Thursday, 7 October 2021

Shorter Malcolm: we need nuclear subs, just not the way ScoMo did it

 

Above image from here
Ex Aussie PM Malcolm Turnbull talks to the National Press Club about the AUKUS alliance and those nuclear subs. Malcolm is a quick study and it shows. He was PM during part of the long process deciding which sub to buy and from where. 

To me he seems to be saying (1) that Australia is better off buying nuclear-powered submarines than conventional ones. But (2) not the way Aussie PM Scott Morrison went about it. Maybe. Then again, remember that Scott Morrison ousted Malcolm so there’s no love lost there. Factor that in to his critiques. Still, it’s an interesting talk.

I don’t think I’d be quite as concerned as Malcolm says he is about the delicate feelings of Les Francais.  I’ve followed this issue for some years and even I know that we (Australia) have been signalling to them for some time we’re not happy. They should have known for a couple of years that a cancellation might be in the cards.

And for sure we’re better off with a relationship with America than with France, in this part of the world. If it has to be an either-or. Which it only has to be if France grumbles on in high dudgeon. Back to Malcolm, here’s his opening:

With the swirl of media soundbites, the impression has been created that the Australian Government has replaced a diesel electric French designed submarine for a nuclear powered American, or British, one. This is not the case.

Australia now has no new submarine programme at all. We have cancelled the one we had with France and have a statement of intent with the UK and the US to examine the prospect of acquiring nuclear powered submarines.

Over the next eighteen months there will be a review of the possibilities – the biggest probably being whether the new submarine should be based on the UK Astute submarine or the larger US Virginia class[2]. [Read on…]

ADDED: Australia, absurdly, has laws preventing development of nuclear energy and even nuclear energy expertise. Yet we are the largest exporter of uranium in the world. It’s time we ditched that law. There is no reason why Australia cannot develop home-grown nuclear expertise to repair and maintain submarine reactors. No reason save for politics, that is. And, in time, why not GenIV small modular reactors? Baseload, baby.

ADDED: an OR sends link to “Nuclear submarines will not deter China... but Australia has alternative arsenal”. To which I comment:

Thanks, mate, interesting article. 

AUKUS has certainly captured some attention. Plenty of stuff out there on both sides of the issue. Pearlman seems to lean to the “alternative arsenal” view, the multilateral bodies route. Though, as ever, does it really need to be a binary? ie can’t it be “deploying our clout in the international arena”, as well as the “nuclear subs”… Which, aren’t meant to “dissuade Beijing from military intervention”, so much as to be a force multiplier, aiding UK and US. Pearlman’s implication that our aim with the subs is to "deter China from attacking Taiwan" is rather a straw man.

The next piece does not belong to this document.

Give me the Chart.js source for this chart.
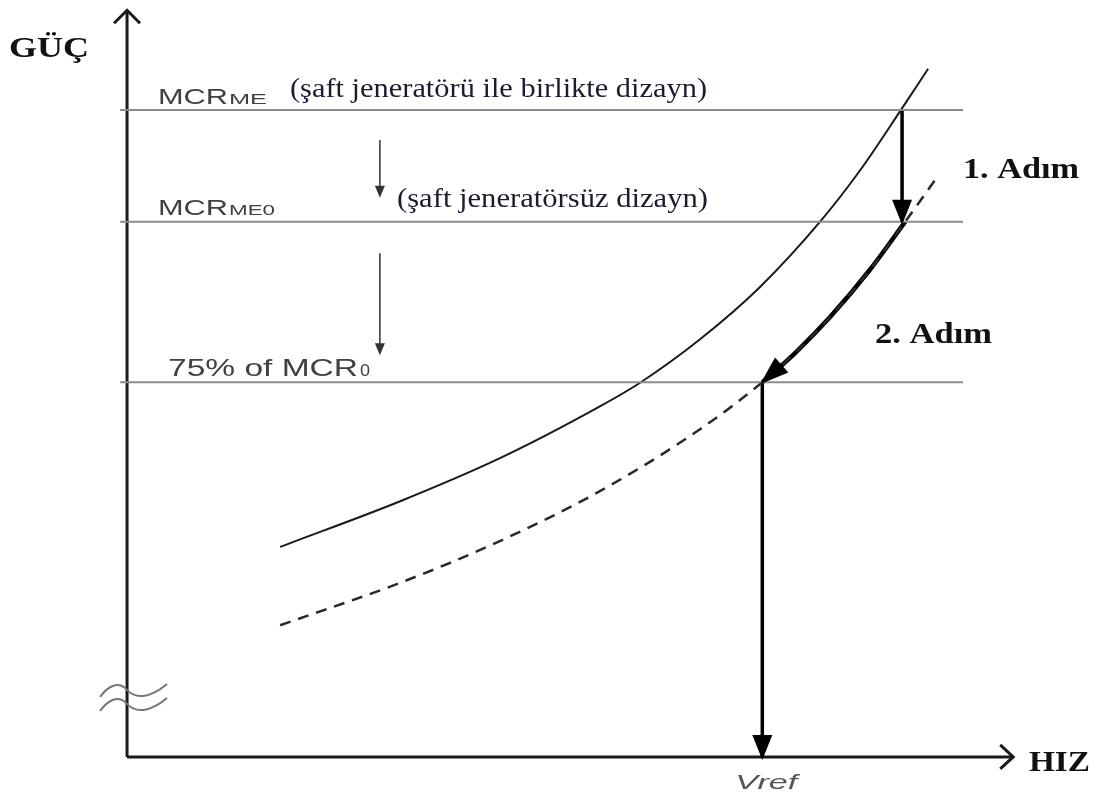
<!DOCTYPE html>
<html>
<head>
<meta charset="utf-8">
<title>GÜÇ - HIZ</title>
<script src="https://cdn.jsdelivr.net/npm/chart.js@4.4.1/dist/chart.umd.min.js"></script>
<style>
  html, body { margin: 0; padding: 0; background: #fff; }
  canvas { display: block; }
</style>
</head>
<body>
<canvas id="chart" width="1099" height="800"></canvas>
<script>
// ---------- DATA ----------
// speed in % of Vref, power in % of MCR0 (power axis is broken below)
const speedSolid  = [24.1, 43.0, 58.7, 74.5, 80.7, 90.2, 99.6, 109.1, 115.4, 121.7, 126.1];
const powerSolid  = [49.4, 56.5, 63.2, 71.3, 74.9, 81.7, 89.8, 100.0, 108.0, 117.2, 123.8];

const speedDashed = [24.1, 43.0, 58.7, 74.5, 90.2, 100, 105.2, 110.7, 117.0, 122.5, 127.2];
const powerDashed = [37.2, 43.8, 50.3, 58.1, 67.7, 75.0, 79.6, 85.2, 92.6, 100.0, 106.5];

// 2. Adım : along the dashed curve, arrow tip at first point
const speedStep2  = [100, 105.2, 110.7, 117.0, 122.5];
const powerStep2  = [75.0, 79.6, 85.2, 92.6, 100.0];

// 1. Adım : straight down from MCRme to MCRme0
const speedStep1  = [122, 122];
const powerStep1  = [117.4, 100];

const levelPower  = [117.4, 100, 75];          // MCRme, MCRme0, 75% of MCR0
const levelSpeed  = [-1.1, 131.6];
const speedRef    = [100, 100];                // Vref
const powerRef    = [75, 16.7];

const hintSpeed   = [39.8, 39.8];
const hintPowerA  = [112.7, 104.2];
const hintPowerB  = [95.1, 79.7];

const axisBase    = 16.7;                      // where the speed axis sits
const axisSpeed   = [0, 139.5];
const axisPower   = [16.7, 132.9];

const yTitle = "GÜÇ";
const xTitle = "HIZ";
const step1Text = "1. Adım";
const step2Text = "2. Adım";
const noteWith = "(şaft jeneratörü ile birlikte dizayn)";
const noteWithout = "(şaft jeneratörsüz dizayn)";

// ---------- HELPERS ----------
function pts(xs, ys) {
    return xs.map((v, i) => ({ x: v, y: ys[i] }));
}

function line(xs, ys, color, width, extra) {
    return Object.assign({
        data: pts(xs, ys),
        borderColor: color,
        borderWidth: width,
        pointRadius: 0,
        tension: 0,
        fill: false
    }, extra || {});
}

function head(ctx, x1, y1, x2, y2, len, half, color) {
    const a = Math.atan2(y2 - y1, x2 - x1);
    ctx.save();
    ctx.translate(x2, y2);
    ctx.rotate(a);
    ctx.beginPath();
    ctx.moveTo(3, 0);
    ctx.lineTo(-len, -half);
    ctx.lineTo(-len, half);
    ctx.closePath();
    ctx.fillStyle = color;
    ctx.fill();
    ctx.restore();
}

function chevron(ctx, x1, y1, x2, y2, len, half) {
    const a = Math.atan2(y2 - y1, x2 - x1);
    ctx.save();
    ctx.translate(x2, y2);
    ctx.rotate(a);
    ctx.beginPath();
    ctx.moveTo(-len, -half);
    ctx.lineTo(0, 0);
    ctx.lineTo(-len, half);
    ctx.strokeStyle = "#1a1a1a";
    ctx.lineWidth = 3;
    ctx.lineJoin = "miter";
    ctx.stroke();
    ctx.restore();
}

// draw text squeezed / stretched to a given width
function text(ctx, s, x, y, font, w, color) {
    ctx.save();
    ctx.font = font;
    ctx.fillStyle = color;
    ctx.textBaseline = "alphabetic";
    ctx.textAlign = "left";
    const m = ctx.measureText(s).width;
    ctx.translate(x, y);
    ctx.scale(w / m, 1);
    ctx.fillText(s, 0, 0);
    ctx.restore();
}

// ---------- OVERLAY ----------
const overlay = {
    id: "overlay",
    afterDatasetsDraw(chart) {
        const ctx = chart.ctx;
        const X = v => chart.scales.x.getPixelForValue(v);
        const Y = v => chart.scales.y.getPixelForValue(v);

        // axis arrows
        chevron(ctx, X(0), Y(axisBase), X(axisSpeed[1]), Y(axisBase), 13, 12);
        chevron(ctx, X(0), Y(axisBase), X(0), Y(axisPower[1]), 13, 13);

        // axis break
        const bx = X(0), by = Y(axisBase);
        ctx.save();
        ctx.strokeStyle = "#777";
        ctx.lineWidth = 2;
        [0, 14].forEach(d => {
            ctx.beginPath();
            ctx.moveTo(bx - 27, by - 60 + d);
            ctx.bezierCurveTo(bx - 18, by - 72 + d, bx - 8, by - 76 + d, bx, by - 67 + d);
            ctx.bezierCurveTo(bx + 8, by - 58 + d, bx + 22, by - 58 + d, bx + 40, by - 73 + d);
            ctx.stroke();
        });
        ctx.restore();

        // arrow heads
        head(ctx, X(speedStep1[0]), Y(powerStep1[0]), X(speedStep1[1]), Y(powerStep1[1]), 22, 10, "#000");
        head(ctx, X(speedRef[0]), Y(powerRef[0]), X(speedRef[1]), Y(powerRef[1]), 22, 10, "#000");
        head(ctx, X(speedStep2[1]), Y(powerStep2[1]), X(speedStep2[0]), Y(powerStep2[0]), 26, 10, "#000");
        head(ctx, X(hintSpeed[0]), Y(hintPowerA[0]), X(hintSpeed[1]), Y(hintPowerA[1]), 9, 5, "#333");
        head(ctx, X(hintSpeed[0]), Y(hintPowerB[0]), X(hintSpeed[1]), Y(hintPowerB[1]), 9, 5, "#333");

        // titles
        const bold = "bold 29px 'Liberation Serif', 'Times New Roman', serif";
        text(ctx, yTitle, 9, 57, bold, 80, "#111");
        text(ctx, xTitle, 1029, 771, bold, 61, "#111");
        text(ctx, step1Text, 963, 178, bold, 116, "#111");
        text(ctx, step2Text, 875, 343, bold, 117, "#111");

        const serif = "27px 'Liberation Serif', 'Times New Roman', serif";
        text(ctx, noteWith, 290, 97, serif, 417, "#1c1c2e");
        text(ctx, noteWithout, 397, 207, serif, 311, "#1c1c2e");

        // level labels
        const sans = "22px 'Liberation Sans', Arial, sans-serif";
        const sub = "14px 'Liberation Sans', Arial, sans-serif";
        const gray = "#404040";
        text(ctx, "MCR", 158, Y(levelPower[0]) - 6, sans, 70, gray);
        text(ctx, "ME", 229, Y(levelPower[0]) - 6, sub, 38, gray);
        text(ctx, "MCR", 158, Y(levelPower[1]) - 7, sans, 70, gray);
        text(ctx, "ME0", 229, Y(levelPower[1]) - 7, sub, 46, gray);
        text(ctx, "75% of MCR", 168, Y(levelPower[2]) - 6, "24px 'Liberation Sans', Arial, sans-serif", 190, gray);
        text(ctx, "0", 360, Y(levelPower[2]) - 6, "16px 'Liberation Sans', Arial, sans-serif", 10, gray);
        text(ctx, "Vref", X(speedRef[0]) - 27, 789, "italic 20px 'Liberation Sans', Arial, sans-serif", 62, "#555");
    }
};

// ---------- CHART ----------
const datasets = [];

levelPower.forEach(p => {
    datasets.push(line(levelSpeed, [p, p], "#8c8c8c", 2));
});

const smooth = { cubicInterpolationMode: "monotone" };

datasets.push(line(speedDashed, powerDashed, "#2a2a2a", 2.5, Object.assign({ borderDash: [11, 8] }, smooth)));
datasets.push(line(speedSolid, powerSolid, "#1a1a1a", 2, smooth));
datasets.push(line(speedStep2, powerStep2, "#000", 4.5, smooth));

datasets.push(line(speedStep1, powerStep1, "#000", 3.5));
datasets.push(line(speedRef, powerRef, "#000", 3.5));
datasets.push(line(hintSpeed, hintPowerA, "#333", 1.5));
datasets.push(line(hintSpeed, hintPowerB, "#333", 1.5));

// axes
datasets.push(line(axisSpeed, [axisBase, axisBase], "#1a1a1a", 3));
datasets.push(line([0, 0], axisPower, "#1a1a1a", 3));

new Chart(document.getElementById("chart"), {
    type: "line",
    data: { datasets: datasets },
    options: {
        responsive: false,
        animation: false,
        layout: { padding: 0 },
        plugins: {
            legend: { display: false },
            tooltip: { enabled: false }
        },
        scales: {
            x: { type: "linear", min: -20, max: 153, display: false },
            y: { type: "linear", min: 10, max: 134.5, display: false }
        }
    },
    plugins: [overlay]
});
</script>
</body>
</html>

The article reminds me of something I read recently: Churchill reckoned that WW2 was avoidable. Had the West, esp UK, made a decisive move to counter Hitler at first foray —  the annexation of Austria and the Czech parts of the Sudetenland in 1938 — Germany would have been done. It would not have had the breathing space to continue with the military build up it needed. China is in a similarly kind of weak state today.  Thus fear of repeating the mistakes of appeasement is playing a big part in these world events around us right now. And rightly so.

Yet we still have appeasers. I’m not sure Pearlman is one. But he skates right along in the general arrondissement of appeasement, on appeasement’s Left Bank.

For example, and assuming Pearlman means the “alternative arsenal" is rather than strengthening our submarine capacity: 

“[Australia] can join others to deliver a strong message to China about the potential cost of an attempt to take Taiwan by force. 

Which reminds me of Hans Blix talking to Kim Jong-il (only 15 seconds long). Which was pretty much the message of Munich ’38. A letter to Hitler! Telling him we’re angry!

As for the commenters on Pearlman’s article, a pity Xi Jinping doesn’t read The Guardian. (at least I assume he doesn’t. It’d be too Leftie for him…)

Thanks again for sending me the link. I hadn’t seen it and Pearlman’s a good read.